EPA sets new emissions controls on three Az power plants
WASHINGTON – The Environmental Protection Agency will require millions of dollars in new equipment at three coal-fired power plants in eastern Arizona, saying it will cut emissions and improve visibility at national parks and wilderness areas in the region.
Thursday’s decision was immediately assailed by operators of the three plants – the Apache Generating Station, Cholla Power Plant and Coronado Generating Station – who said the changes will cost an estimated $500 million without noticeably improving air quality.
“We don’t believe there will be any perceptive improvement in visibility,” said Kelly Barr, an environmental policy officer at Salt River Project, which operates the Coronado Generating Station.
“If we’re spending our customers’ money, we want to make sure there’s a benefit from the expenditure,” Barr said.
But John Thompson, an official with the Clean Air Task Force, said there will be “dramatic benefits in air quality.” He said those benefits, which include improved visibility as well as the better health for those living in the region, are long overdue.
“These are pretty standard controls and the surprise is really how long it has taken to get them required at these facilities,” Thompson said. “This is something that just seems like the really obvious thing to do.”
The EPA decision is aimed at improving air quality, and visibility, throughout much of eastern Arizona and at 18 national parks and wilderness areas in a four-state region of the Southwest. It gives each plant five years to implement the new controls, which will bring the plants’ nitrogen oxide emissions into compliance with current federal standards.
The five-year clock begins ticking when the notice is published in the Federal Register, likely at the end of this month or the beginning of December, said Colleen McKaughan, an associate director in the air division at EPA’s San Francisco office.
“We think that this will actually reduce NOx (nitrogen oxide) emissions by about 22,700 tons per year, which is a lot,” McKaughan said.
But plant operators questioned the benefits of the new requirement, which they said is unnecessary.
“From 2007 to 2010, we invested $324 million on pollution equipment, so we believe we’ve accomplished what this rule is,” said Damon Gross, a spokesman for Arizona Public Service. APS operates the Cholla plant.
Gross said he could not comment further until the company had a chance to fully review the 244-page EPA rule.
All the plant operators said the costs of the improved emissions technology would ultimately be passed on to ratepayers, many of whom cannot afford it.

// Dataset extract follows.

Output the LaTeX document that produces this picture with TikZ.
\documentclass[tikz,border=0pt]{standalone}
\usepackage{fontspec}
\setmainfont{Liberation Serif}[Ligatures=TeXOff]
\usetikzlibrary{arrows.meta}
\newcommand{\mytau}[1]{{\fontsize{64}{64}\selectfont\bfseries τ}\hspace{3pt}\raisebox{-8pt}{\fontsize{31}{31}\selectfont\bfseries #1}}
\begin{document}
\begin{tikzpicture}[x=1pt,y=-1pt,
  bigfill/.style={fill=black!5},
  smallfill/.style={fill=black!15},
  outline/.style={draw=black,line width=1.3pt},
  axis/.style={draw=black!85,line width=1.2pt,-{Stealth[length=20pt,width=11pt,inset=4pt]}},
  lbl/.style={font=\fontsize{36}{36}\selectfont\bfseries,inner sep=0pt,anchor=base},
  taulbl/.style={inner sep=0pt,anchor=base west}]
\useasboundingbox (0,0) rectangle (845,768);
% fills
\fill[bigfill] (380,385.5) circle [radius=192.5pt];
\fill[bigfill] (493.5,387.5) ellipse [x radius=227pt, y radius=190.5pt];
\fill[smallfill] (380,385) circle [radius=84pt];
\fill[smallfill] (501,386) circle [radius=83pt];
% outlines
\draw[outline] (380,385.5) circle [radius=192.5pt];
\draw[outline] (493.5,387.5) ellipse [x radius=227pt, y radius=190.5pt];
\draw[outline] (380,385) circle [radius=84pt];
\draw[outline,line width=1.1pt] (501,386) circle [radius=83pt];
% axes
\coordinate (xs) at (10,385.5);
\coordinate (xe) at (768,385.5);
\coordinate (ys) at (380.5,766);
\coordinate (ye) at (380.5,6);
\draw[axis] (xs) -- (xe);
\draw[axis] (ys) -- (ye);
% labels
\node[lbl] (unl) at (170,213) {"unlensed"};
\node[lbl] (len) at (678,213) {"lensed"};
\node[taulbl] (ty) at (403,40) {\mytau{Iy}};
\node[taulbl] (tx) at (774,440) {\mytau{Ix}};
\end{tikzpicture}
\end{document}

“We’ll look at the viability of various pollution control technologies combined with operational options to achieve the reductions called for in this ruling,” Arizona Electric Power Cooperative spokesman Geoff Oldfather said in a written statement. The co-op operates the Apache plant.
“Regardless of how we do it, it’s going to be expensive and will ultimately affect a disproportionate number of our customers who live at or below the federal poverty level,” the statement said.
Rep. Jeff Flake, R-Mesa, accused EPA officials of “overreaching their authority” and said the agency should not be forcing changes that will result in higher energy costs.
“These unnecessary and exceedingly expensive upgrades will do little to actually improve air quality in our national parks – which is their stated goal,” he said Friday in a written statement.
But McKaughan said the EPA is simply doing its job.
“This comes from a congressional mandate,” she said. “Congress requires us to improve visibility in national parks and wilderness…. That’s what the job is.”